When I working with questions relate to analytical procedure, the ratios used in the answer are exact and perfectly matched with the note and the FS
I just wonder what ratios I should choose to match the information from the question’s background and the FS and also its note. Should I choose some ratios then matched with those information; or Using the information given as a guidance and then choose the ratios that could explain the audit risk?
for example, the’ 40 Vancouver (P7 Mar/Jun 16)’ from BPP Kit, the ratios choosed in the answer, could perfectly matched with the note from the FS.
May 8, 2022 at 8:16 am #655166This is a comment from the examiner:
“Candidates should be aware that unless a ratio, trend or calculation is discussed in the context of a risk then that calculation will not be awarded marks as it is only through this discussion that the calculation becomes relevant. Hence candidates should not spend time calculating lots of figures they will not use.” This is why you see that they “match” in published answers.

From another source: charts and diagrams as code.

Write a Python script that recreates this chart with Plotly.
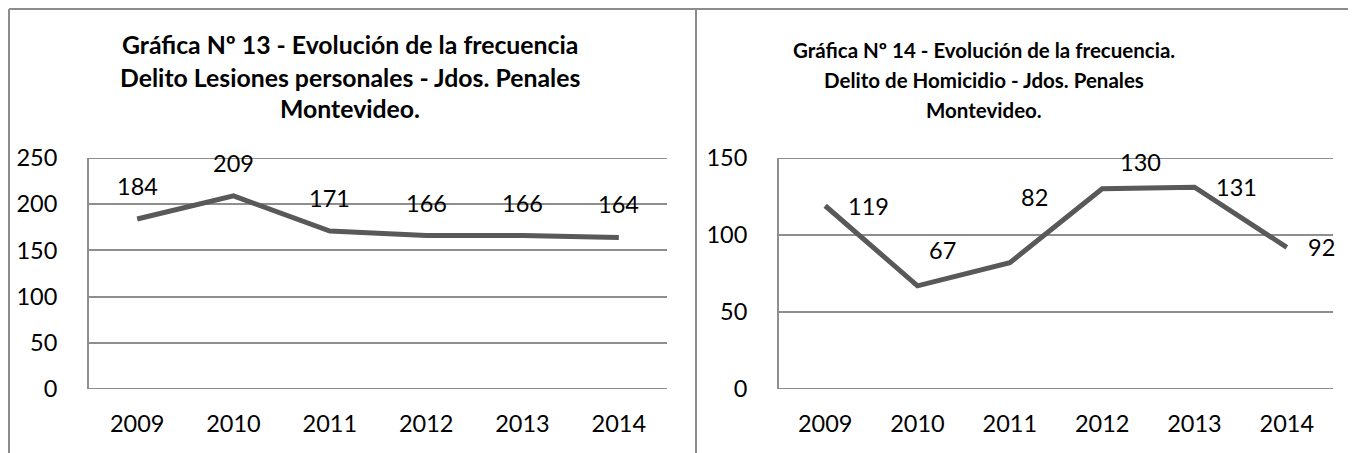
import plotly.graph_objects as go

years = ["2009", "2010", "2011", "2012", "2013", "2014"]
lesiones = [184, 209, 171, 166, 166, 164]
homicidio = [119, 67, 82, 130, 131, 92]
y_max_left = 250
y_max_right = 150

title_left = ["Gráfica Nº 13 - Evolución de la frecuencia",
              "Delito Lesiones personales - Jdos. Penales",
              "Montevideo."]
title_right = ["Gráfica Nº 14 - Evolución de la frecuencia.",
               "Delito de Homicidio - Jdos. Penales",
               "Montevideo."]

# label offsets (pixels) for data labels
left_shift = [(0, 33)] * 6
right_shift = [(43, 0), (25, 36), (25, 66), (38, 27), (42, 0), (35, 0)]

W, H = 1356, 453
OFF = 8  # page body margin
FONT = "Lato"
LINE = "#595959"
GRID = "#8e8e8e"
FS = 23.5

fig = go.Figure()
fig.add_trace(go.Scatter(x=years, y=lesiones, mode="lines",
                         line=dict(color=LINE, width=5), xaxis="x", yaxis="y",
                         hoverinfo="skip"))
fig.add_trace(go.Scatter(x=years, y=homicidio, mode="lines",
                         line=dict(color=LINE, width=5), xaxis="x2", yaxis="y2",
                         hoverinfo="skip"))

def px_x(p):
    return max(p - OFF, 1) / W

def px_y(p):
    return 1 - max(p - OFF, 1) / H

ydom = [px_y(389), px_y(158)]
common_x = dict(type="category", range=[-0.5, 5.5], showgrid=False, showline=False,
                zeroline=False, ticks="", tickfont=dict(family=FONT, size=FS, color="#000"),
                ticklabelstandoff=18, automargin=False)
common_y = dict(showgrid=True, gridcolor=GRID, gridwidth=2, showline=True, linecolor=GRID,
                linewidth=2, zeroline=False, ticks="", dtick=50, automargin=False,
                tickfont=dict(family=FONT, size=FS, color="#000"), ticklabelstandoff=25)

fig.update_layout(
    template="none",
    width=W, height=H, autosize=False,
    margin=dict(l=0, r=0, t=0, b=0, pad=0),
    paper_bgcolor="white", plot_bgcolor="white",
    showlegend=False,
    xaxis=dict(domain=[px_x(89), px_x(667)], anchor="y", **common_x),
    yaxis=dict(domain=ydom, anchor="x", range=[0, y_max_left], **common_y),
    xaxis2=dict(domain=[px_x(779), px_x(1333)], anchor="y2", **common_x),
    yaxis2=dict(domain=ydom, anchor="x2", range=[0, y_max_right], **common_y),
)

ann = []
for i, v in enumerate(lesiones):
    dx, dy = left_shift[i]
    ann.append(dict(x=i, y=v, xref="x", yref="y", text=str(v), showarrow=False,
                    xshift=dx, yshift=dy, font=dict(family=FONT, size=FS, color="#000")))
for i, v in enumerate(homicidio):
    dx, dy = right_shift[i]
    ann.append(dict(x=i, y=v, xref="x2", yref="y2", text=str(v), showarrow=False,
                    xshift=dx, yshift=dy, font=dict(family=FONT, size=FS, color="#000")))

for t, yy in zip(title_left, [45, 77, 108]):
    ann.append(dict(x=px_x(350), y=px_y(yy), xref="paper", yref="paper", text=f"<b>{t}</b>",
                    showarrow=False, xanchor="center", yanchor="middle",
                    font=dict(family=FONT, size=24.8, color="#000")))
for t, yy in zip(title_right, [50, 80, 110]):
    ann.append(dict(x=px_x(984), y=px_y(yy), xref="paper", yref="paper", text=f"<b>{t}</b>",
                    showarrow=False, xanchor="center", yanchor="middle",
                    font=dict(family=FONT, size=20.5, color="#000")))
fig.update_layout(annotations=ann)

border = dict(color="#8c8c8c", width=2)
grid_line = dict(color=GRID, width=2)
fig.update_layout(shapes=[
    dict(type="line", xref="paper", yref="paper", x0=px_x(6), x1=px_x(1356), y0=px_y(6), y1=px_y(6), line=border),
    dict(type="line", xref="paper", yref="paper", x0=px_x(6), x1=px_x(6), y0=px_y(6), y1=0, line=border),
    dict(type="line", xref="paper", yref="paper", x0=px_x(696), x1=px_x(696), y0=px_y(6), y1=0, line=border),
    dict(type="line", xref="x domain", yref="y", x0=0, x1=1, y0=y_max_left, y1=y_max_left, line=grid_line, layer="below"),
    dict(type="line", xref="x2 domain", yref="y2", x0=0, x1=1, y0=y_max_right, y1=y_max_right, line=grid_line, layer="below"),
    dict(type="line", xref="x domain", yref="y", x0=0, x1=1, y0=0, y1=0, line=grid_line, layer="below"),
    dict(type="line", xref="x2 domain", yref="y2", x0=0, x1=1, y0=0, y1=0, line=grid_line, layer="below"),
])

fig.write_html("out.html")
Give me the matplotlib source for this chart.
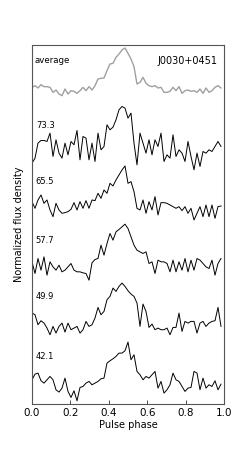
import numpy as np
import matplotlib
matplotlib.use('Agg')
import matplotlib.pyplot as plt

nbins = 64
phase = np.arange(nbins) / nbins

# profile heights (arbitrary units, per profile)
prof_avg = [35, 40, 33, 43, 37, 37, 35, 20, 27, 15, 10, 30, 15, 25, 23, 17,
            25, 35, 25, 37, 27, 40, 60, 62, 63, 85, 105, 107, 125, 135, 147, 153,
            137, 120, 97, 45, 50, 65, 47, 40, 37, 40, 33, 35, 20, 20, 23, 35,
            25, 37, 17, 25, 27, 23, 25, 20, 30, 17, 33, 20, 25, 35, 40, 33]
prof_733 = [20, 35, 80, 88, 88, 85, 110, 40, 90, 50, 35, 80, 45, 85, 75, 118,
            30, 100, 95, 30, 80, 25, 110, 60, 70, 135, 120, 128, 150, 180, 190, 185,
            155, 170, 80, 15, 110, 80, 50, 90, 45, 90, 70, 110, 25, 45, 35, 105,
            40, 60, 50, 25, 85, 40, 0, 50, 10, 55, 50, 60, 55, 70, 85, 70]
prof_655 = [55, 35, 60, 75, 50, 60, 30, 10, 50, 30, 20, 22, 25, 32, 52, 30,
            55, 35, 58, 35, 60, 58, 80, 65, 90, 80, 110, 102, 120, 135, 150, 162,
            110, 115, 85, 35, 30, 60, 20, 55, 30, 70, 15, 52, 52, 50, 45, 40,
            35, 40, 28, 40, 20, 35, 0, 20, 40, 10, 45, 10, 45, 5, 40, 42]
prof_577 = [55, 20, 65, 30, 70, 15, 55, 40, 30, 45, 25, 30, 40, 50, 30, 25,
            25, 22, 20, 0, 52, 62, 65, 105, 75, 110, 140, 120, 145, 152, 160, 168,
            155, 130, 105, 90, 85, 80, 85, 50, 55, 20, 60, 55, 55, 50, 25, 60,
            25, 55, 30, 65, 25, 60, 30, 65, 60, 50, 40, 35, 60, 15, 50, 65]
prof_499 = [70, 65, 35, 47, 40, 25, 5, 30, 10, 30, 40, 13, 40, 20, 25, 30,
            10, 20, 45, 30, 35, 55, 87, 65, 75, 110, 120, 145, 135, 150, 160, 150,
            137, 127, 120, 100, 30, 97, 75, 27, 37, 20, 25, 20, 20, 25, 5, 27,
            27, 70, 15, 45, 40, 45, 45, 10, 40, 45, 30, 40, 45, 47, 87, 30]
prof_421 = [65, 82, 85, 62, 55, 65, 75, 65, 35, 28, 40, 70, 30, 12, 32, 2,
            42, 45, 55, 60, 50, 55, 60, 68, 70, 115, 122, 128, 135, 145, 145, 152,
            178, 125, 140, 90, 80, 65, 75, 70, 80, 90, 40, 60, 25, 35, 50, 85,
            65, 60, 45, 30, 40, 42, 90, 85, 35, 70, 40, 50, 45, 62, 35, 52]

labels = ['73.3', '65.5', '57.7', '49.9', '42.1']
profiles = [prof_733, prof_655, prof_577, prof_499, prof_421]
offsets = [3.97, 3.12, 2.10, 1.147, 0.045]
label_y = [4.72, 3.78, 2.78, 1.82, 0.80]
avg_offset = 5.17
scale = 177.0

fig = plt.figure(figsize=(2.5, 4.5), dpi=100)
ax = fig.add_axes([0.128, 0.102, 0.768, 0.798])

ax.plot(phase, avg_offset + np.array(prof_avg) / scale, color='#a0a0a0', lw=1.0)
for p, off in zip(profiles, offsets):
    ax.plot(phase, off + np.array(p) / scale, color='black', lw=0.7)

ax.text(0.015, 5.82, 'average', fontsize=6.2, va='center', ha='left')
ax.text(0.965, 5.82, 'J0030+0451', fontsize=7, va='center', ha='right')
for lab, ly in zip(labels, label_y):
    ax.text(0.02, ly, lab, fontsize=6, va='center', ha='left')

ax.set_xlim(0, 1)
ax.set_ylim(0, 6.085)
ax.set_yticks([])
ax.set_xticks([0, 0.2, 0.4, 0.6, 0.8, 1.0])
ax.set_xticklabels(['0.0', '0.2', '0.4', '0.6', '0.8', '1.0'])
ax.tick_params(axis='x', direction='in', length=3, width=0.5, labelsize=7.5, pad=3)
for s in ax.spines.values():
    s.set_linewidth(0.8)
    s.set_color('#555555')
ax.set_xlabel('Pulse phase', fontsize=7, labelpad=1)
ax.set_ylabel('Normalized flux density', fontsize=7, labelpad=6)

fig.savefig('out.png', dpi=100)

As you will see in published marking scheme, marks for calculations will also be “capped”.
May 8, 2022 at 8:26 am #655170There’s no point making a calculation and then speculating why it might have changed in the absence of any information. Rather – use the information to think what your expectations might be – e.g. you might expect modernisation (note 1) to increase profitability as measured by OP margin and ROCE – but both have decreased. Hence sales may be u/stated (1) and/or costs o/stated (2).
(2) seems like the greater risk because (1) appears to be contradicted by the FD’s comment and increase in revenue ….

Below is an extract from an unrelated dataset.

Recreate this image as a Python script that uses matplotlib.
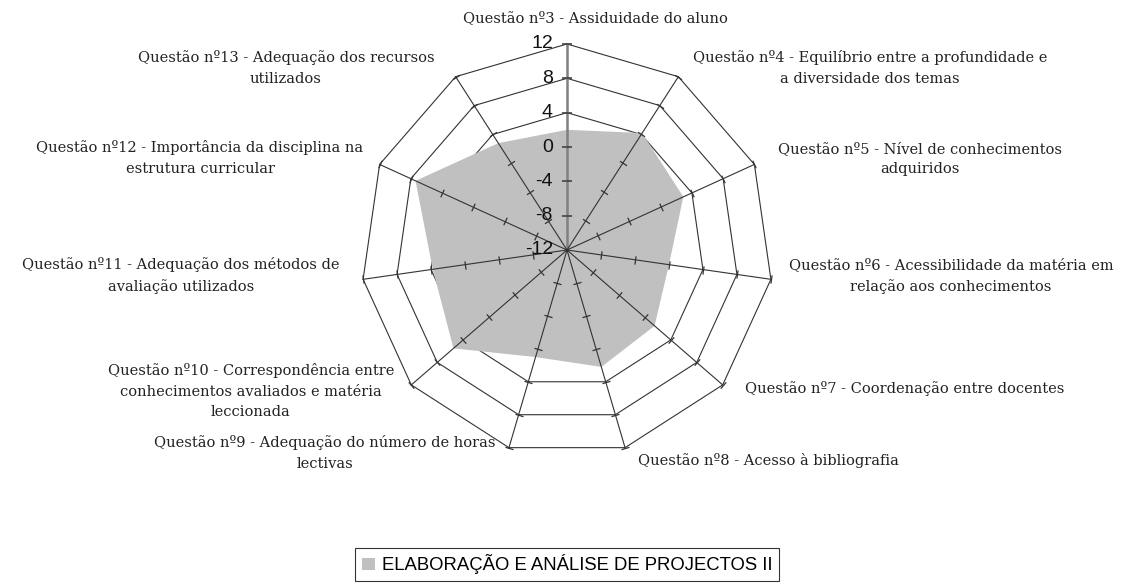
import numpy as np
import matplotlib
matplotlib.use("Agg")
import matplotlib.pyplot as plt
from matplotlib.path import Path
from matplotlib.markers import MarkerStyle
from matplotlib.transforms import Affine2D
from matplotlib.patches import Patch

# ---- data ----
categories = [
    "Questão nº3 - Assiduidade do aluno",
    "Questão nº4 - Equilíbrio entre a profundidade e\na diversidade dos temas",
    "Questão nº5 - Nível de conhecimentos\nadquiridos",
    "Questão nº6 - Acessibilidade da matéria em\nrelação aos conhecimentos",
    "Questão nº7 - Coordenação entre docentes",
    "Questão nº8 - Acesso à bibliografia",
    "Questão nº9 - Adequação do número de horas\nlectivas",
    "Questão nº10 - Correspondência entre\nconhecimentos avaliados e matéria\nleccionada",
    "Questão nº11 - Adequação dos métodos de\navaliação utilizados",
    "Questão nº12 - Importância da disciplina na\nestrutura curricular",
    "Questão nº13 - Adequação dos recursos\nutilizados",
]
values = [2.0, 4.2, 2.9, 0.0, 1.5, 2.2, 1.0, 5.5, 3.8, 7.4, 2.8]
series_name = "ELABORAÇÃO E ANÁLISE DE PROJECTOS II"
r_ticks = [-12, -8, -4, 0, 4, 8, 12]
grid_levels = [4, 8, 12]

# label centres in pixels (x from left, y from top) - layout only
label_pos = [(595, 18), (870, 68), (920, 159), (951, 276), (905, 388),
             (768, 461), (325, 453), (251, 391), (181, 276), (200, 158),
             (286, 68)]

W, H = 1122, 587
fig = plt.figure(figsize=(W / 100, H / 100), dpi=100)

cx, cy, R = 567, 250, 206
ax = fig.add_axes([(cx - R) / W, (H - cy - R) / H, 2 * R / W, 2 * R / H],
                  projection="polar")
ax.set_theta_zero_location("N")
ax.set_theta_direction(-1)
ax.set_ylim(-12, 12)
ax.grid(False)
ax.spines["polar"].set_visible(False)
ax.set_xticks([])
ax.set_yticks([])
ax.patch.set_alpha(0)

n = len(categories)
theta = np.linspace(0, 2 * np.pi, n, endpoint=False)
theta_c = np.append(theta, theta[0])

line_col = "#333333"

# polygon grid
for lev in grid_levels:
    ax.plot(theta_c, [lev] * (n + 1), color=line_col, lw=0.8, zorder=1,
            clip_on=False)

# filled series
ax.fill(theta_c, values + [values[0]], color="#c0c0c0", lw=0, zorder=2)

# spokes with cross ticks
tick_r = [t for t in r_ticks if t > -12]
for i, th in enumerate(theta):
    deg = np.degrees(th)
    mk = MarkerStyle(Path([(-1, 0), (1, 0)]),
                     transform=Affine2D().rotate_deg(-deg))
    if i == 0:
        ax.plot([th, th], [-12, 12], color="#808080", lw=1.8, zorder=3,
                clip_on=False)
        ax.plot([th] * len(tick_r), tick_r, ls="none", marker=mk,
                markersize=7, markeredgewidth=1.2, markeredgecolor="#444444",
                zorder=4, clip_on=False)
    else:
        ax.plot([th, th], [-12, 12], color=line_col, lw=0.8, zorder=3,
                clip_on=False)
        ax.plot([th] * len(tick_r), tick_r, ls="none", marker=mk,
                markersize=6, markeredgewidth=0.9, markeredgecolor=line_col,
                zorder=4, clip_on=False)

# radial tick labels on the vertical axis
for t in r_ticks:
    ax.annotate(str(t), xy=(0, t), xytext=(-14, 0), textcoords="offset pixels",
                ha="right", va="center", fontsize=14,
                family="Liberation Sans", color="#111111", zorder=5,
                annotation_clip=False)

# category labels
for lab, (px, py) in zip(categories, label_pos):
    fig.text(px / W, 1 - py / H, lab, ha="center", va="center",
             fontsize=10.5, family="DejaVu Serif", color="#222222",
             linespacing=1.6)

# legend
handle = Patch(facecolor="#c0c0c0", edgecolor="none")
leg = fig.legend([handle], [series_name], loc="upper center",
                 bbox_to_anchor=(cx / W, 1 - 548 / H), frameon=True,
                 fancybox=False, edgecolor="black",
                 prop={"family": "Liberation Sans", "size": 13.3},
                 handlelength=0.7, handleheight=0.7, handletextpad=0.4,
                 borderpad=0.35, borderaxespad=0)
leg.get_frame().set_linewidth(0.8)

fig.savefig("out.png", dpi=100)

May 8, 2022 at 9:19 am #655177Well, I think now I have understand the basic logic is that, from the note of FS, I could raise my expectation (whether increase in relevant ratios or decrease in relevant ratios) and compare my expectation to the FS, if there is contradict, there is risk
Is that right?
May 8, 2022 at 5:39 pm #655205Yes – that is a sound approach and will probably get you marks most efficiently.
There isn’t time to start at the top of the financial statements and work your way down calculating “everything” and then trying to decide what might be a risk that isn’t mere speculation. Also, for example, if (say in a different Q) you were to calculate GP% first (because the first #s you’re given were revenue and profit) – they might be unchanged. So you quickly dismiss commenting on any risk because there’s no movement. You might then completely overlook in the scenario or notes that you have been given some reason why it should have changed. It’s the things that don’t change in line with expectation that identify risks.
May 9, 2022 at 2:40 am #655216Thank you very much, I have learnt a lot !!!
May 9, 2022 at 7:36 am #655225You are very welcome! Thank you for the question!